Artem Lomaz, founder and principal event host for Ninety-Three Entertainment in Morris County, N.J., says he subscribes to non-traditional advertising to generate fresh leads, and content marketing is what he’s decided to focus on.
“The more content that I generate that’s relevant to my target market and former/current clients, the more I increase my chances of my clients spreading the word about my business,” he says.
“We all know that word-of-mouth is imperative in our industry, and I believe that by creating content we can remain top-of-mind, which in turn creates conversations about our businesses, which will ultimately culminate in lead generation.”
Lomaz has had his business featured on popular fashion blogs such as ‘Dressed by Jess,’ ‘The Rachel Ross,’ and ‘Jersey Fashionista.’
“This helps keep my brand in front of my potential clients,” he says. “Chamber organizations and meetings are also great for networking with businesses that may lead to corporate clientele, or can lead to industry-related contacts for collaborations.”
When asked to offer advice for other DJs on how to best generate new leads, Lomaz says every market differs and every company therefore needs to discern for themselves what works particular to their geographic area, cultural market and specific business model.

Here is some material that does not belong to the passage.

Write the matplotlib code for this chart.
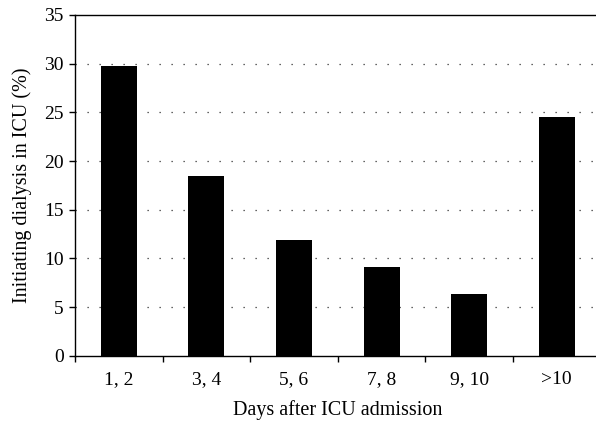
import matplotlib.pyplot as plt
import numpy as np

categories = ['1, 2', '3, 4', '5, 6', '7, 8', '9, 10', '>10']
values = [29.8, 18.5, 11.9, 9.1, 6.3, 24.5]
yticks = [0, 5, 10, 15, 20, 25, 30, 35]

plt.rcParams['font.family'] = ['Liberation Serif', 'DejaVu Serif']

fig = plt.figure(figsize=(5.96, 4.23), dpi=100)
ax = fig.add_axes([75 / 596, 1 - 355.7 / 423, 525.6 / 596, 340.7 / 423])

x = np.arange(len(categories))
ax.bar(x, values, width=0.41, color='black', zorder=3)

ax.set_xlim(-0.5, len(categories) - 0.5)
ax.set_ylim(0, 35)
ax.set_yticks(yticks)
ax.set_xticks(x)
ax.set_xticklabels(categories)
ax.set_xticks(np.arange(len(categories) + 1) - 0.5, minor=True)
ax.tick_params(axis='x', which='major', length=0, pad=11, labelsize=14)
ax.tick_params(axis='x', which='minor', length=4, direction='out', width=1)
ax.tick_params(axis='y', length=4, direction='out', width=1, labelsize=14, pad=4)

# dotted grid, dots about 12 px apart
for v in yticks[1:-1]:
    ax.axhline(v, color='#333333', linestyle=(0, (1, 8.6)), linewidth=0.9, zorder=1)

ax.spines['right'].set_visible(False)
for s in ['left', 'top', 'bottom']:
    ax.spines[s].set_linewidth(1.0)

ax.set_xlabel('Days after ICU admission', fontsize=14.5, labelpad=9)
ax.set_ylabel('Initiating dialysis in ICU (%)', fontsize=14.5, labelpad=9)

fig.savefig('out.png', dpi=100)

“Various techniques for gaining referrals work for various companies,” he says. “For example, showcases work for some companies but not for others, while traditional advertising such as print advertising may continue to work for certain companies.
“Many factors come into play, but it’s ultimately about determining the current state of your brand, what you would like your brand to be/how it is to be perceived, and who your target market is. Based on these factors, DJ/event entertainment companies can determine which strategies will help best reach their ideal clientele.”